§ **Data shown**:
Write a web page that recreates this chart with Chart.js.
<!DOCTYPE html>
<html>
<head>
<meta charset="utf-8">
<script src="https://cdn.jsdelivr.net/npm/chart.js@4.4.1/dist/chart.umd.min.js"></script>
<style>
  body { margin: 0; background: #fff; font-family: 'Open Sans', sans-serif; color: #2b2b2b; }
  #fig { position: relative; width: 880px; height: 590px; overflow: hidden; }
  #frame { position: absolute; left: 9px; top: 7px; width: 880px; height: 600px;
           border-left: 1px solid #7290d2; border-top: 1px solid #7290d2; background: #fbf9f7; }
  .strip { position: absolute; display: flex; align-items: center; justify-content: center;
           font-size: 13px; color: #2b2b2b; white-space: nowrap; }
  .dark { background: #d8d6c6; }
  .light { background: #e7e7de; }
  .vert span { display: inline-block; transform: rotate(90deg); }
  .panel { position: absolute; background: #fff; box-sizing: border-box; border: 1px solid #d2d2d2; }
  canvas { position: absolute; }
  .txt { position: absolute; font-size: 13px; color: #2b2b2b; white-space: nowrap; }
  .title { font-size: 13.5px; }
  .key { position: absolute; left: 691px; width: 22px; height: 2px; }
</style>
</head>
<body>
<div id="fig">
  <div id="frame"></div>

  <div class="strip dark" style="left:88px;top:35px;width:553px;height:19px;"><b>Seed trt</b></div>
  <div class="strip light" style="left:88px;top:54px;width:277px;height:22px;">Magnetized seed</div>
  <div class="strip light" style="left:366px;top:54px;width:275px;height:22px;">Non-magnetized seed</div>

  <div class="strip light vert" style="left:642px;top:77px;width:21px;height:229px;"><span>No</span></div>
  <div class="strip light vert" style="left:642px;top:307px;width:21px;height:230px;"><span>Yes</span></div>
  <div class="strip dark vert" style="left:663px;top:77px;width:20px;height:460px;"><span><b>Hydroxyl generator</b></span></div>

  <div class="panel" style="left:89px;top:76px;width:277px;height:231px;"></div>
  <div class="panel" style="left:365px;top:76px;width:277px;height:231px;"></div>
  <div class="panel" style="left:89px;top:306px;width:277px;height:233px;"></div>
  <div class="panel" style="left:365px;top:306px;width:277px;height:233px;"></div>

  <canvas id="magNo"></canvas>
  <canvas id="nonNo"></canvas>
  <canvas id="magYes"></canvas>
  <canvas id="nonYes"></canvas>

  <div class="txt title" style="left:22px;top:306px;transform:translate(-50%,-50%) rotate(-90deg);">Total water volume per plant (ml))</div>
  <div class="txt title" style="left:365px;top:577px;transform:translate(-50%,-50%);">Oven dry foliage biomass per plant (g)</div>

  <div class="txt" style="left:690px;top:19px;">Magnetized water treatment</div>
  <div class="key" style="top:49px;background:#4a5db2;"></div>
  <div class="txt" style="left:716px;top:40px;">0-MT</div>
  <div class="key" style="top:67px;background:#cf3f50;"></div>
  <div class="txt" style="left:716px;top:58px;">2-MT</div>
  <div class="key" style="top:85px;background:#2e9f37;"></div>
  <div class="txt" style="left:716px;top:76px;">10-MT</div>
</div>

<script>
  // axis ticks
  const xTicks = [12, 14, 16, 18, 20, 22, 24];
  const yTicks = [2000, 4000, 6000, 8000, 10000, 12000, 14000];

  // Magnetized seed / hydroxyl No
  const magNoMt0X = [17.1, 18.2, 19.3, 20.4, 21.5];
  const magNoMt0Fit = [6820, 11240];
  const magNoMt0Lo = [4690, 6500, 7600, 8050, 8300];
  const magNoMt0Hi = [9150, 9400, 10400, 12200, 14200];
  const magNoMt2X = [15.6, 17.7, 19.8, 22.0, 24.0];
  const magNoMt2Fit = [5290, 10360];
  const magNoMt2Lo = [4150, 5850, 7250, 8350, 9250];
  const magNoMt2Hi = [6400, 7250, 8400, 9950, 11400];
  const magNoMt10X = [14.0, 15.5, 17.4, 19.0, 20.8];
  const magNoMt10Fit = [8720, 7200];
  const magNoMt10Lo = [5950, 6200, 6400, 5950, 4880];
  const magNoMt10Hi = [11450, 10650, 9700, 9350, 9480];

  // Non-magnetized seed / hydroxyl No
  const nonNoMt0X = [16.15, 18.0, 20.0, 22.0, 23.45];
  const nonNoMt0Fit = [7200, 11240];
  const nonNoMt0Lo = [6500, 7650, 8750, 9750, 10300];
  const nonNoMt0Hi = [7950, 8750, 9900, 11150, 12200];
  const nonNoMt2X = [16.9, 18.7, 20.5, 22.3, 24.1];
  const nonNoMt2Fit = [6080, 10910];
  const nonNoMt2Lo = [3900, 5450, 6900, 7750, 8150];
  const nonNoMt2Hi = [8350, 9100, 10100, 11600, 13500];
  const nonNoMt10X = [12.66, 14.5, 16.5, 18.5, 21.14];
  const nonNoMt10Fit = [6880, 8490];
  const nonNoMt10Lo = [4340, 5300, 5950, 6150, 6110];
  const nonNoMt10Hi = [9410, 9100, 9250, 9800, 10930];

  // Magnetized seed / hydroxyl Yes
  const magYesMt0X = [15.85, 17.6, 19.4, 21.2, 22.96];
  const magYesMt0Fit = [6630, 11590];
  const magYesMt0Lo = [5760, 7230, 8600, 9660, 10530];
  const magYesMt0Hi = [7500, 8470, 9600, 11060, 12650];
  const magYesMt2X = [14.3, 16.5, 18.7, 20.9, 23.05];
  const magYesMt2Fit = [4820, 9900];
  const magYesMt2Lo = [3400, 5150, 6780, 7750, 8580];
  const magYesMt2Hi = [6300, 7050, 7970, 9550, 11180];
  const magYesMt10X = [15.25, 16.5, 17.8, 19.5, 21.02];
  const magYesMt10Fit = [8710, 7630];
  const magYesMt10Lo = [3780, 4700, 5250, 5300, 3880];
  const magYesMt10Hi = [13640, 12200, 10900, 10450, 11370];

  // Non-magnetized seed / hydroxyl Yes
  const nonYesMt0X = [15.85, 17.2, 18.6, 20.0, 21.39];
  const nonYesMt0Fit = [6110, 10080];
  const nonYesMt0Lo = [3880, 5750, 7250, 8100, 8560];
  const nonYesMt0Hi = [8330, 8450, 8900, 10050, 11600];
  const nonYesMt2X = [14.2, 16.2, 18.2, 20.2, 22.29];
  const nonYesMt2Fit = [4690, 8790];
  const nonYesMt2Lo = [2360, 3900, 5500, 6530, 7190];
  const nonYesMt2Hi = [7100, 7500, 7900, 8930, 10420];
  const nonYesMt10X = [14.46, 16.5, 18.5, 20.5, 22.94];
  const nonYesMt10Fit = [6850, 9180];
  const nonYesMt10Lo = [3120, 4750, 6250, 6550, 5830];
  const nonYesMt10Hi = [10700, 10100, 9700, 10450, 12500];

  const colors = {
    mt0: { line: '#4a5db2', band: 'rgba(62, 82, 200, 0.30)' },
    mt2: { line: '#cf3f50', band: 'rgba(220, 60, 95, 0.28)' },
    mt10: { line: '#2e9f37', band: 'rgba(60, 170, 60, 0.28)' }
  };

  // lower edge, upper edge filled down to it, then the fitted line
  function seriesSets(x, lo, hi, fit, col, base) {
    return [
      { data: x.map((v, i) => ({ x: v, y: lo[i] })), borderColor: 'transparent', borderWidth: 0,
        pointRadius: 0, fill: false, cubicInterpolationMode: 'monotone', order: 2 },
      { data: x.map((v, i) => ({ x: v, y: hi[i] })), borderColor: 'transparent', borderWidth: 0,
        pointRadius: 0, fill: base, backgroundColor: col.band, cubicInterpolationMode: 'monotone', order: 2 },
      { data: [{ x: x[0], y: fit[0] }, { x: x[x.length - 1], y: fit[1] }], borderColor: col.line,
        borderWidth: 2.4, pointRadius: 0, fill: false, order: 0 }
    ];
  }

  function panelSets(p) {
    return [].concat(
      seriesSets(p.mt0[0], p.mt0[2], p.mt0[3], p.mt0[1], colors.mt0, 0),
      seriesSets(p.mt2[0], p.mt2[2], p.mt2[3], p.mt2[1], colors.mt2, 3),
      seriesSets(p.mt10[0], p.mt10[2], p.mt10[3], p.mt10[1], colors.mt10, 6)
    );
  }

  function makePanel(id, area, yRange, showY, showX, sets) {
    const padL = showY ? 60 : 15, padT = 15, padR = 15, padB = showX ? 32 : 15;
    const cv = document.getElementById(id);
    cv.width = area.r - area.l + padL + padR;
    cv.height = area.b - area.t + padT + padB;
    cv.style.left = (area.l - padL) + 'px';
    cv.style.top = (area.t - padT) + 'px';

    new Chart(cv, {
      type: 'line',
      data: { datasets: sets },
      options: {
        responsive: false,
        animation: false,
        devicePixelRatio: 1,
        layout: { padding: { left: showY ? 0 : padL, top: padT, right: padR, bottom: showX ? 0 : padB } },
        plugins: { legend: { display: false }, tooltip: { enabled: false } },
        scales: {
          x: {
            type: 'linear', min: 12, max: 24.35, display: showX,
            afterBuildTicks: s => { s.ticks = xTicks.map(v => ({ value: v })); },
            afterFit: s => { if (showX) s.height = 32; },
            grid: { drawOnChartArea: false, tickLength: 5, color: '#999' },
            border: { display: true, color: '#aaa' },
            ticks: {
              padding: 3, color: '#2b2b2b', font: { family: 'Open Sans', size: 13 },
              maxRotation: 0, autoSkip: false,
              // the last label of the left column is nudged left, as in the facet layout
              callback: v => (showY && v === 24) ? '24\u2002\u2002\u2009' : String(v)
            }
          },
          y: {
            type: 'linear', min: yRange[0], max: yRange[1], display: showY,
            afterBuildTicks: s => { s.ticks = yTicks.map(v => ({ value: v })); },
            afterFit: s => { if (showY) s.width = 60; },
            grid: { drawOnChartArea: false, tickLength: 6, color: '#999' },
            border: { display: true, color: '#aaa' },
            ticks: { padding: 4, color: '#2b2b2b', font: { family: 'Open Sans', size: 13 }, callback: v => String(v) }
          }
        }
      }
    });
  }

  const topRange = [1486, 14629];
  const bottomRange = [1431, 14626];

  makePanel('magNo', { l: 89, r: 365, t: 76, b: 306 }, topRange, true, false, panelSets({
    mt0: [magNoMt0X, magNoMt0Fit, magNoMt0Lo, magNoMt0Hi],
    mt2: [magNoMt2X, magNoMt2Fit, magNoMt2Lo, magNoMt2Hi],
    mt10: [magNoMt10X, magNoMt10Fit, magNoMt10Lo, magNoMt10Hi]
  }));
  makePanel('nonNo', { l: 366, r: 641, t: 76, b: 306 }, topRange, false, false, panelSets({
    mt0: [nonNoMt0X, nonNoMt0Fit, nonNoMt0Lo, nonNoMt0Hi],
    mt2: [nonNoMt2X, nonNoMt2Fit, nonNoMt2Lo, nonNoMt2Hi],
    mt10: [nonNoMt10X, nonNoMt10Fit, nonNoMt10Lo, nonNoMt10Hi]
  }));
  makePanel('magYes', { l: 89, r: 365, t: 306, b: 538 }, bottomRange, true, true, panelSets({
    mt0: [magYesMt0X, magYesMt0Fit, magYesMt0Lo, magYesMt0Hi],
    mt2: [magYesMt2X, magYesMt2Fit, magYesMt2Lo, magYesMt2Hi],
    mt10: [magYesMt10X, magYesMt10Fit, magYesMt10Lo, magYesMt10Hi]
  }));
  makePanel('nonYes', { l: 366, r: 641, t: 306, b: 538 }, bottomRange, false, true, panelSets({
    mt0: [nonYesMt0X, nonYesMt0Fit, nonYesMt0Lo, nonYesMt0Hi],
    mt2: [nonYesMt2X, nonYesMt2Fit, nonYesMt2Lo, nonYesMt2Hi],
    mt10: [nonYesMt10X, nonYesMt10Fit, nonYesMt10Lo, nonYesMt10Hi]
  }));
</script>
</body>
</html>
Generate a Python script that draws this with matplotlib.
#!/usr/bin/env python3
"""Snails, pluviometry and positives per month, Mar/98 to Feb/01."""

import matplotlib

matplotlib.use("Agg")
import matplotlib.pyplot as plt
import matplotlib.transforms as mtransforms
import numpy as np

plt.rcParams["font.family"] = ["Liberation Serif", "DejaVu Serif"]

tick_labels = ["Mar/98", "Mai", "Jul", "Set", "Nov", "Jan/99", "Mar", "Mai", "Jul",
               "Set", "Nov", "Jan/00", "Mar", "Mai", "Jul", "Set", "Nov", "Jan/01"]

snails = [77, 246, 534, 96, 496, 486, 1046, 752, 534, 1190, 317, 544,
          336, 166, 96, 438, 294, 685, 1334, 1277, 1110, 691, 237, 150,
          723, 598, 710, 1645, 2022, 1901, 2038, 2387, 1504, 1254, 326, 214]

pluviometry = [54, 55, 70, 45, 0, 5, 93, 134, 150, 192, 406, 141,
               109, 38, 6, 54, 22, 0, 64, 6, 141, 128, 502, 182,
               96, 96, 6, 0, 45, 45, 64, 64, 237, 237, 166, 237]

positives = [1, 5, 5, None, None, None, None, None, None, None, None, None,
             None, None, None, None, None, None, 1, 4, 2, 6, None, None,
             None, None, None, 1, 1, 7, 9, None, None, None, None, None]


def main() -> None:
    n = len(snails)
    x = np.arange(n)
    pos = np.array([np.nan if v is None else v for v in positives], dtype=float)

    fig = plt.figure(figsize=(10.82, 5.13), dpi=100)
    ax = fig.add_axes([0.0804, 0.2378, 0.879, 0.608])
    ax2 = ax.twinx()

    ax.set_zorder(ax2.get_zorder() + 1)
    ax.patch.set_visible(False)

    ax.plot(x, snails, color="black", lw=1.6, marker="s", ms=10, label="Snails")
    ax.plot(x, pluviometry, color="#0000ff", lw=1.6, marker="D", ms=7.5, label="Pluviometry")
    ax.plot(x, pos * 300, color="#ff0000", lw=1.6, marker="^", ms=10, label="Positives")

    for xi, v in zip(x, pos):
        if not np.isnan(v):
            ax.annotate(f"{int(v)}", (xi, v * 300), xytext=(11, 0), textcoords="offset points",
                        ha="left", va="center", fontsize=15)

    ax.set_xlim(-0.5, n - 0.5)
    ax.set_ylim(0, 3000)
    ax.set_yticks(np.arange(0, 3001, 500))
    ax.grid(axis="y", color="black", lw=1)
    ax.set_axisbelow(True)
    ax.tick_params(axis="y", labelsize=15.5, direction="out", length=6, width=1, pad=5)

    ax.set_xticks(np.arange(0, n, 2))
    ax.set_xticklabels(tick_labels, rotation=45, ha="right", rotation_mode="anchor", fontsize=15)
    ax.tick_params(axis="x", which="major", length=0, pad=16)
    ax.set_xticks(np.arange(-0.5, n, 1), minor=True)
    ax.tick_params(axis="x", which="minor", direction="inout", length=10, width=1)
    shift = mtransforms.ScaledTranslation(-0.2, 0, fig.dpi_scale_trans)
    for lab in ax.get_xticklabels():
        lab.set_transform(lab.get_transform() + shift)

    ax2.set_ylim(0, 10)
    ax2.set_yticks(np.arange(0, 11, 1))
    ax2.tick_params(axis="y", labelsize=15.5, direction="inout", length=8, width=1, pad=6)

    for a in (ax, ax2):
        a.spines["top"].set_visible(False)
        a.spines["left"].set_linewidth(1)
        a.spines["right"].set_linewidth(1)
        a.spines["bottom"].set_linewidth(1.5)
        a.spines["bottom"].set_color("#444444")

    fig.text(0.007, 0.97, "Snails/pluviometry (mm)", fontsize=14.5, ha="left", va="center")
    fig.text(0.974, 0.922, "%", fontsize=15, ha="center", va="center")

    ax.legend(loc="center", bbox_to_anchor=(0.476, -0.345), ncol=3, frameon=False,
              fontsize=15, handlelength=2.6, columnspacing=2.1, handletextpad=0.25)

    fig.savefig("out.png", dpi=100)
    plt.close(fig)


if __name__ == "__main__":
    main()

§ **Task to carry out**: Within the listing above, give again exactly every line from the line with "Generate a Python" through the line with "None, None, None]", both included, and no other line.

§ **Solution for this task**:
Generate a Python script that draws this with matplotlib.
#!/usr/bin/env python3
"""Snails, pluviometry and positives per month, Mar/98 to Feb/01."""

import matplotlib

matplotlib.use("Agg")
import matplotlib.pyplot as plt
import matplotlib.transforms as mtransforms
import numpy as np

plt.rcParams["font.family"] = ["Liberation Serif", "DejaVu Serif"]

tick_labels = ["Mar/98", "Mai", "Jul", "Set", "Nov", "Jan/99", "Mar", "Mai", "Jul",
               "Set", "Nov", "Jan/00", "Mar", "Mai", "Jul", "Set", "Nov", "Jan/01"]

snails = [77, 246, 534, 96, 496, 486, 1046, 752, 534, 1190, 317, 544,
          336, 166, 96, 438, 294, 685, 1334, 1277, 1110, 691, 237, 150,
          723, 598, 710, 1645, 2022, 1901, 2038, 2387, 1504, 1254, 326, 214]

pluviometry = [54, 55, 70, 45, 0, 5, 93, 134, 150, 192, 406, 141,
               109, 38, 6, 54, 22, 0, 64, 6, 141, 128, 502, 182,
               96, 96, 6, 0, 45, 45, 64, 64, 237, 237, 166, 237]

positives = [1, 5, 5, None, None, None, None, None, None, None, None, None,
             None, None, None, None, None, None, 1, 4, 2, 6, None, None,
             None, None, None, 1, 1, 7, 9, None, None, None, None, None]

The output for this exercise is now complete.